Un journal ou plutôt une lettre d’amour, comme le photographe préfère le dire. « ABIDE est une déclaration à ma famille choisie – mes amis et mes amants qui sont devenus des parents en raison de valeurs et d’intérêts partagés. Je ressens énormément de gratitude envers eux ». À travers les corps dénudés, la banalité des situations, la calme domestique s’expriment la fragilité des êtres, l’éphémère jeunesse et la fugacité de l’instant. Mitchell Moreno cite alors cette phrase tirée de Dans la Caverne de Platon de l’essayiste Susan Sontag : « Toutes les photos sont des memento mori. Prendre une photo, c’est s’associer à la condition mortelle, vulnérable, instable d’un autre être.
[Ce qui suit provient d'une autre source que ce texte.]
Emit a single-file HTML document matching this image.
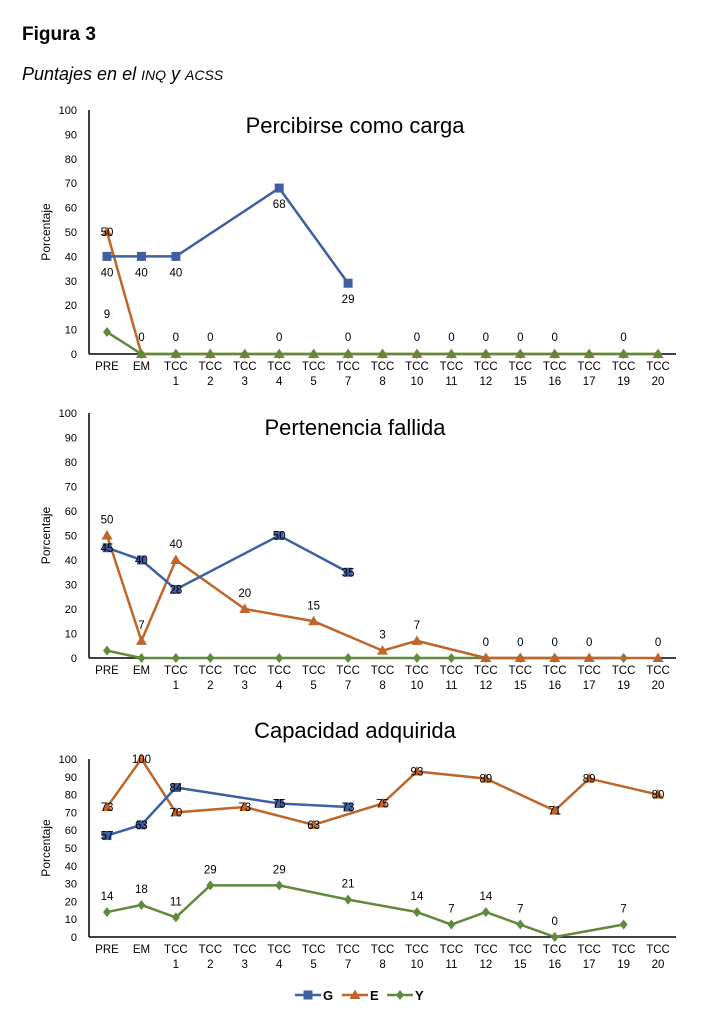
<!DOCTYPE html>
<html><head><meta charset="utf-8"><style>
body{margin:0;background:#fff;font-family:"Liberation Sans",sans-serif;}
#wrap{position:relative;width:708px;height:1022px;}
</style></head><body>
<div id="wrap">
<svg id="svg" width="708" height="1022" xmlns="http://www.w3.org/2000/svg">
<text x="22" y="40" font-size="19" font-weight="bold" font-family="Liberation Sans">Figura 3</text>
<text x="22" y="80" font-size="18" font-style="italic" font-family="Liberation Sans">Puntajes en el <tspan font-size="14">INQ</tspan> y <tspan font-size="14">ACSS</tspan></text>
</svg>
</div>
<script>
const categories=[["PRE"],["EM"],["TCC","1"],["TCC","2"],["TCC","3"],["TCC","4"],["TCC","5"],["TCC","7"],["TCC","8"],["TCC","10"],["TCC","11"],["TCC","12"],["TCC","15"],["TCC","16"],["TCC","17"],["TCC","19"],["TCC","20"]];
const yTicks=[0,10,20,30,40,50,60,70,80,90,100];
const n=null;
const c1G=[40,40,40,n,n,68,n,29,n,n,n,n,n,n,n,n,n];
const c1E=[50,0,0,0,0,0,0,0,0,0,0,0,0,0,0,0,0];
const c1Y=[9,0,0,0,0,0,0,0,0,0,0,0,0,0,0,0,0];
const c1Labels=[n,0,0,0,n,0,n,0,n,0,0,0,0,0,n,0,n];
const c2G=[45,40,28,n,n,50,n,35,n,n,n,n,n,n,n,n,n];
const c2E=[50,7,40,n,20,n,15,n,3,7,n,0,0,0,0,n,0];
const c2Y=[3,0,0,0,n,0,n,0,n,0,0,0,0,0,n,0,n];
const c3G=[57,63,84,n,n,75,n,73,n,n,n,n,n,n,n,n,n];
const c3E=[73,100,70,n,73,n,63,n,75,93,n,89,n,71,89,n,80];
const c3Y=[14,18,11,29,n,29,n,21,n,14,7,14,7,0,n,7,n];
const colors={G:"#3f5fa3",E:"#c0652a",Y:"#5f8a3a"};
const svg=document.getElementById('svg');
const NS="http://www.w3.org/2000/svg";
function mk(tag,attrs,parent){const e=document.createElementNS(NS,tag);for(const k in attrs)e.setAttribute(k,attrs[k]);(parent||svg).appendChild(e);return e;}
function txt(x,y,s,size,anchor,parent){const t=mk('text',{x:x,y:y,'font-size':size,'text-anchor':anchor||'middle','font-family':'Liberation Sans'},parent);t.textContent=s;return t;}
function marker(kind,x,y,g){
  if(kind==='G'){const m=mk('rect',{x:x-4.5,y:y-4.5,width:9,height:9,fill:colors.G},g);}
  else if(kind==='E'){const m=mk('polygon',{points:`${x},${y-5.5} ${x+5.5},${y+4} ${x-5.5},${y+4}`,fill:colors.E},g);}
  else{const m=mk('polygon',{points:`${x},${y-5} ${x+4},${y} ${x},${y+5} ${x-4},${y}`,fill:colors.Y},g);}
}
function chart(name,title,titleY,y0,y100,series,opts){
  const g=mk('g',{});
  
  
  const xAt=i=>107+i*34.44;
  const yAt=v=>y0-(v/100)*(y0-y100);
  const t=txt(355,titleY,title,22,'middle',g);
  
  yTicks.forEach(v=>{const l=txt(77,yAt(v)+4,String(v),11,'end',g);});
  const yt=txt(0,0,'Porcentaje',12,'middle',g);
  yt.setAttribute('transform',`translate(50,${(y0+y100)/2}) rotate(-90)`);
  
  const ax=mk('line',{x1:89,y1:y100,x2:89,y2:y0,stroke:'#000','stroke-width':1.5},g);
  
  const bx=mk('line',{x1:89,y1:y0,x2:676,y2:y0,stroke:'#000','stroke-width':1.5},g);
  
  categories.forEach((c,i)=>{c.forEach((s,j)=>{const l=txt(xAt(i),y0+16+j*15,s,11.5,'middle',g);});});
  series.forEach(([k,arr,lab])=>{
    const pts=[];arr.forEach((v,i)=>{if(v!==null)pts.push([xAt(i),yAt(v),v,i]);});
    const pl=mk('polyline',{points:pts.map(p=>p[0]+','+p[1]).join(' '),fill:'none',stroke:colors[k],'stroke-width':2.5},g);
    
    pts.forEach(p=>marker(k,p[0],p[1],g));
    if(lab){pts.forEach(p=>{const off=lab==='below'?20:lab==='above'?-12:4;const l=txt(p[0],p[1]+off,String(p[2]),11.5,'middle',g);});}
  });
  return {g,xAt,yAt};
}
const a=chart('chart-percibirse-como-carga','Percibirse como carga',133,354,110,[['E',c1E,null],['Y',c1Y,null],['G',c1G,'below']]);
[[0,50,'E'],[0,9,'Y']].forEach(([i,v])=>{const l=txt(a.xAt(i),a.yAt(v)-(v==50?-4:14),String(v),11.5,'middle',a.g);});
c1Labels.forEach((v,i)=>{if(v!==null){const l=txt(a.xAt(i),341,String(v),11.5,'middle',a.g);}});
chart('chart-pertenencia-fallida','Pertenencia fallida',435,658,413,[['Y',c2Y,null],['E',c2E,'above'],['G',c2G,'center']]);
chart('chart-capacidad-adquirida','Capacidad adquirida',738,937,759,[['Y',c3Y,'above'],['E',c3E,'center'],['G',c3G,'center']]);
const lg=mk('g',{});

[['G',295],['E',342],['Y',387]].forEach(([k,x])=>{
  const e=mk('g',{},lg);
  
  mk('line',{x1:x,y1:995,x2:x+26,y2:995,stroke:colors[k],'stroke-width':2.5},e);
  marker(k,x+13,995,e);
  const t=txt(x+28,1000,k,13,'start',e);t.setAttribute('font-weight','bold');
});
</script>
</body></html>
C’est précisément en découpant cet instant et en le fixant que toutes les photographies témoignent de l’œuvre de dissolution incessante du temps ».
Violences volontaires et propos haineux
Pour autant, Mitchell Moreno ne néglige pas la dimension militante de son projet. Il est bien conscient des questions que soulève un sujet comme celui-ci et de sa condition. « Le patriarcat hégémonique et le colonialisme sont tels que presque toute image d’un corps nu autre que celles composées par un homme blanc ou une femme blanche hétérosexuel·les est en soi une chose subversive, pense le photographe. Montrer des corps non normatifs (non binaires, non blancs, trans…) soumis au regard queer, se rapporte à des discours plus larges de pouvoir, de politique identitaire, de classe, voire de race. » Des propos sans équivoque, mais qui traduisent le sentiment légitime d’ostracisme d’une partie de la population LGBTQ+.
Comment ne pas le comprendre ? Les violences volontaires et insanités haineuses dirigées contre cette communauté sont fréquentes et n’épargnent aucun pays. La visibilité croissante offerte aux LGBTQ+ grâce à leurs combats et les réseaux sociaux a sans doute permis de révéler ces faits, mais elle contribue à la stigmatisation et favorise la dénonciation de ses membres. Dans les régions occidentales, la plupart condamnent fermement ces crimes. Cependant, on ne compte plus les brimades, les agressions, les tortures, les viols, voire les tueries de masse, à l’encontre de la communauté. Des actions répugnantes qui ne sont pas sans rappeler les heures les plus sombres de l’histoire. Pourtant, les victimes de ces attaques ne demandent pas plus qu’exister, sans le jugement des autres. Ni plus ni moins.